Again, this means that, as a reader, the challenge is to think about the options that are open to you individually, rather than only focus on the specific paths we’ve been able to review and discuss so far. We hope that our articles on decision-making will be helpful in generating those and comparing amongst them.
One possible solution to the problem of different roles being relevant to different people is to try to flag which article is relevant to which type of person. We do this to some extent, but we haven’t mastered it, because it’s often very challenging to know what makes someone a great fit for a career in the first place. We don’t want to mistakenly put off a group who could have used our advice. Our hope is that as our research advances we’ll be in a better position to add this kind of detail.
You can read more about the idea of a personal list, and challenges with communicating our ideas here. Some of these challenges make it hard to give easy-to-absorb advice in general. You can read more about the problem in the essay Against Advice by Agnes Callard. This is one reason why we aim to supplement our online content with one-on-one advice, even though it’s much more expensive.
Older articles on the site may not represent our current views, so check the publication date
As we noted earlier, our positions change over time. As a result, the articles we wrote in the past are usually different than what we would say if we were writing about those topics today.
We have hundreds of pages of content but only two or three people who work on research, which makes it challenging to keep everything up to date.
We aim to add warnings to articles that we feel no longer fully reflect our views. We’ve not always done a good job of this in the past, but we’re trying to be more proactive going forward.
As a reader, we’d appreciate if you could bear in mind that the older an article is, the less likely it is to reflect our views today.
If there’s a conflict between two articles on our site, it’s more likely we’ll agree with the newer one.
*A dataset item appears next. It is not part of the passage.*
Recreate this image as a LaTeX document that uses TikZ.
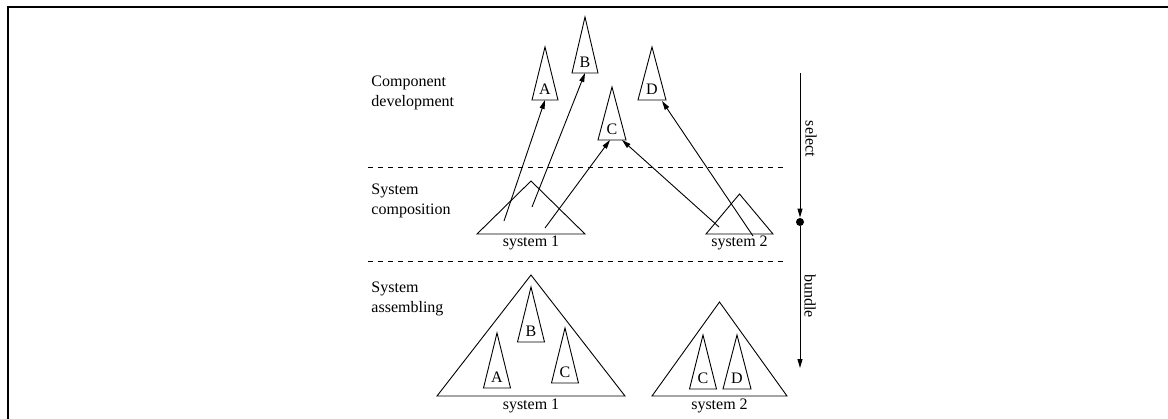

Our aim going forward is that the key ideas cover page will be the canonical description of what we think.
If you do find a conflict, please message us at info at 80000hours.org.
There are disagreements within the team
We now have over ten staff members, who have a range of opinions and experiences of the world.
As a result, there’s a diversity of opinion among the 80,000 Hours team about what problems are most pressing, the most promising ways to solve them, and many other questions as well. We think this is really useful: maintaining a variety of perspectives on the team ensures claims get challenged and we don’t become intellectually lazy.
When writing articles, we try to discuss and resolve disagreements, but that doesn’t always work. We then have to decide between cutting the relevant section, presenting multiple views, or going with the primary author of the piece.
Core articles, such as the key ideas page usually give views almost all of us agree on. On the other extreme, off-the-cuff comments from Rob on The 80,000 Hours Podcast are often his personal views and nothing more.
While it’s natural to talk about ‘the 80,000 Hours position’ on a topic, sometimes what you read only reflects the considered views of one or two team members.
If two of our articles seem to disagree, it may simply reflect a difference of opinion between the authors.
Our advice is aimed at a particular audience
We aim our advice at people with an undergraduate or postgraduate degree, who want to make impartial positive impact the main focus of their careers, especially with a focus on the global problems that we most recommend.
We aim our advice primarily at those who live in rich, English-speaking countries: especially the USA and UK.
We also aim our advice at those who want to take an especially analytical approach to doing good.
Some of our advice, such as our list of priority paths, is aimed in particular at those who are unusually ambitious and high-achieving. In general, the more similar you are to our core audience, the more applicable the advice will be.
That’s not to say our advice won’t be useful if you don’t fit our core audience perfectly. Indeed, many of the questions we discuss, such as which global problems are most pressing, are relevant to anyone who wants to do good in an impartial way. It’s just that you need to be more cautious about what applies, especially when our advice gets to the level of discussing specific options and actions, rather than general processes for thinking through strategic considerations and making decisions.
Many people are not in a position to focus their attention on solving big global problems. And that’s fine. If you are in that fortunate position though, then we hope 80,000 Hours can help.
Treat doing good as just one important goal
Attempting to maximise your contribution to the world’s most pressing problems is an exciting and worthwhile challenge, but there’s always more that can be done, which makes it easy to get overwhelmed. Figuring out your best option requires confronting some of the biggest questions out there. It’s normal to feel overwhelmed.
80,000 Hours is primarily about how to maximise your impact, rather than how to live a good life all considered. This can make it seem like we don’t care about other goals, and recommend our readers focus on doing good to the exclusion of everything else.
However, most of the team see having a positive impact as just one important goal among several in our lives. This means we’ll often do things that aren’t optimal from the perspective of doing good, and we think that’s fine.
As an aside, even if your only aim were to maximise your impact, then you’ll still need to find a path that’s sustainable, and to take care of yourself.
Play the long game and aim for steady progress
When people first encounter these ideas, it often takes them several years to work out how to apply them to their own lives. There is a lot to digest, career decisions often require months of thinking, and it can take a while for the right opportunities to come along. If you’re not sure how to contribute right now, or don’t feel able to, that’s normal. Focus on investing in yourself, learning more, taking small steps, and you’ll find yourself in a better position in the future.
In pursuing a better career, it can also be easy to become a perfectionist and never feel satisfied. Bear in mind that you have limited time to make decisions, and most of us need to cross the river by feeling the stones. Aim to find the best next step you can given your constraints, rather than the (unknowable & unattainable) perfect option.
It can also be easy to compare yourself to others; but how much impact other people have isn’t relevant to your decisions, or how you should feel about yourself. There will always be someone having more impact than you (with only one exception). What matters is that you’re improving and fulfilling your potential.
How to best choose a career with positive impact is a complex topic, and it’s also difficult to communicate about, and apply to individual situations.
We do our best to highlight ideas we think will be useful to at least some of our audience without being detrimental to others, in a format that lots of people can use — but we don’t always get it right.
We hope that by pointing out these challenges for all our readers to bear in mind, it will make our content more useful.